Despite all this, another study was able to discover that cats will often turn their nose up at food if they feel it has become monotonous and therefore boring to them. In these cases, cats will often eat less and less over time, until they decide against that particular flavor completely.
What to Feed a Picky Cat
Knowing all of the above is actually hugely helpful in figuring out what to feed a picky cat. For example, if your cat won’t eat their food, it’s likely due to the following reasons:
- They are bored with having the same food, every mealtime
- There is not enough nutritive value for your cat to be interested in their food
- There is not enough meat within the food
- The smell is not appealing enough to whet your cats’ appetite.
So, if you have a fussy kitten or adult cat with no health problems, the likelihood is that one of these – or a combination of these – is the culprit. Thus, we know that cats will almost always eat food that:
- Is varied
- Has the right nutritive value that they are seeking out
- Has plenty of meat within the ingredients
- Smells appealing and intrigues your cat
In other words, getting a cat food that has high-quality ingredients, and whose main ingredients are meat-based products from suitable sources such as chicken or salmon, will help immeasurably. A great way to check this is by looking at the guaranteed analysis used on the packaging – and remember that you’re looking for roughly 50% protein, 36% fat and 12% carbohydrates.
It can also be worth considering a mixed diet of both wet and dry food, as these can compliment each other well. Not only will your cat, therefore, have better access to a wide range of nutrition, but you’ll also be able to keep their interest for longer while giving them a good level of hydration. Of course, there should always be a fresh supply of water nearby too, to help with the latter.
Finally, if you do choose to change the food, you’re currently giving your cat, do so slowly – over a period of between one and two weeks, ideally.

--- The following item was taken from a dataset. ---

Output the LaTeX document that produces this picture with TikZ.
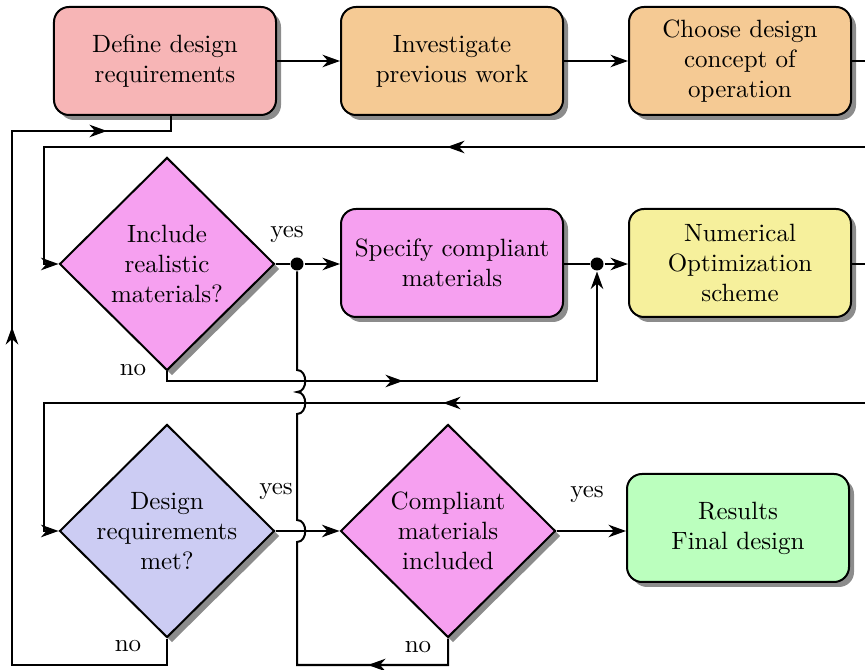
\documentclass[tikz,border=0pt]{standalone}
\usetikzlibrary{shapes.geometric,shadows,arrows.meta}
\definecolor{cRed}{RGB}{247,181,182}
\definecolor{cOrange}{RGB}{245,202,148}
\definecolor{cPink}{RGB}{246,160,240}
\definecolor{cYellow}{RGB}{246,240,156}
\definecolor{cBlue}{RGB}{204,204,243}
\definecolor{cGreen}{RGB}{187,255,190}
\begin{document}
\begin{tikzpicture}[x=0.4pt,y=-0.4pt,
  line width=0.8pt,
  arr/.style={-{Stealth[length=7pt,width=5pt,inset=2.2pt]}},
  shad/.style={drop shadow={shadow xshift=2pt,shadow yshift=-2pt,fill=black!45,opacity=1}},
  box/.style={draw,rounded corners=6pt,minimum width=88.8pt,minimum height=43.2pt,align=center,shad},
  dia/.style={draw,diamond,aspect=1,minimum width=86pt,minimum height=85.2pt,inner sep=-3pt,align=center,shad},
  dot/.style={circle,fill,inner sep=0pt,minimum size=5.2pt},
  lbl/.style={inner sep=1pt}]
\useasboundingbox (0,0) rectangle (865,670);
% nodes
\node[box,fill=cRed] (b1) at (165,61) {Define design\\requirements};
\node[box,fill=cOrange] (b2) at (452,61) {Investigate\\previous work};
\node[box,fill=cOrange] (b3) at (740,61) {Choose design\\concept of\\operation};
\node[dia,fill=cPink] (d1) at (167,264) {Include\\realistic\\materials?};
\node[box,fill=cPink] (b4) at (452,263) {Specify compliant\\materials};
\node[box,fill=cYellow] (b5) at (740,263) {Numerical\\Optimization\\scheme};
\node[dia,fill=cBlue] (d3) at (167,531) {Design\\requirements\\met?};
\node[dia,fill=cPink] (d4) at (448,531) {Compliant\\materials\\included};
\node[box,fill=cGreen] (b6) at (738,528) {Results\\Final design};
\node[dot] (p1) at (297,264) {};
\node[dot] (p2) at (597,264) {};
% labels
\node[lbl] at (287,234) {yes};
\node[lbl] at (133,370) {no};
\node[lbl] at (276,491) {yes};
\node[lbl] at (587,494) {yes};
\node[lbl] at (128,646) {no};
\node[lbl] at (418,647) {no};
% coordinates
\coordinate (e1) at (865,61);
\coordinate (e2) at (865,147);
\coordinate (a2) at (447,147);
\coordinate (k1) at (44,147);
\coordinate (e3) at (865,264);
\coordinate (a3) at (403,381);
\coordinate (e4) at (865,403);
\coordinate (a5) at (443,403);
\coordinate (k2) at (44,403);
\coordinate (a6) at (368,665);
\coordinate (k5) at (297,665);
\coordinate (k3) at (12,665);
\coordinate (a7) at (12,327);
\coordinate (k4) at (12,131);
\coordinate (a8) at (107,131);
% connectors
\draw[arr] (b1) -- (b2);
\draw[arr] (b2) -- (b3);
\draw (b3) -- (e1);
\draw[arr] (e2) -- (a2);
\draw[arr] (e2) -- (k1) |- (d1.west);
\draw (d1.east) -- (p1);
\draw[arr] (p1) -- (p1 -| b4.west);
\draw (p2 -| b4.east) -- (p2);
\draw[arr] (p2) -- (p2 -| b5.west);
\draw (p2 -| b5.east) -- (e3);
\draw[arr] (d1.south) |- (a3);
\draw[arr] (d1.south) |- (a3 -| p2) -- (p2.south);
\draw[arr] (e4) -- (a5);
\draw[arr] (e4) -- (k2) |- (d3.west);
\draw[arr] (d3.east) -- (d4.west);
\draw[arr] (d4.east) -- (d4.east -| b6.west);
\draw[arr] (d4.south) |- (a6);
\draw (d4.south) |- (k5) -- (297,542) .. controls (308,542) and (308,520) .. (297,520)
  -- (297,414) .. controls (308,414) and (308,392) .. (297,392)
  .. controls (308,392) and (308,370) .. (297,370) -- (p1);
\draw[arr] (d3.south) |- (k3) -- (a7);
\draw[arr] (a7) -- (k4) -- (a8);
\draw (d3.south) |- (k3) -- (k4) -| ([xshift=2.4pt]b1.south);
\end{tikzpicture}
\end{document}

This will help to reduce the risk of any stomach upsets created by changing over their food – as well as potentially putting them off eating, and making the problem worse in the long run.
How to Get Cat to Eat
As well as choosing the right food for picky cats, there is a range of different tips and tricks you can use to encourage your cat to eat. Again, if none of these changes or tricks work, then it might be worth giving your vet a call to make sure there are no underlying health issues, such as a damaged tooth or respiratory illnesses.
- Give your cat some space while they eat, as some cats won’t eat with an audience.
- Clean out your cat’s bowl between meals, as the leftovers can leave an unpleasant smell which puts your cat off their dinner.
- Warm up the food for a few seconds. Cold food often loses its odor, and warming it up to room temperature can bring this back.
- If you have an outdoor cat, make sure your neighbors aren’t giving your feline friend some additional snacks while they’re out and about!
- Create a schedule, if this is possible. By doing this, your cat will learn their new routine and often come to you to ask for food around this time.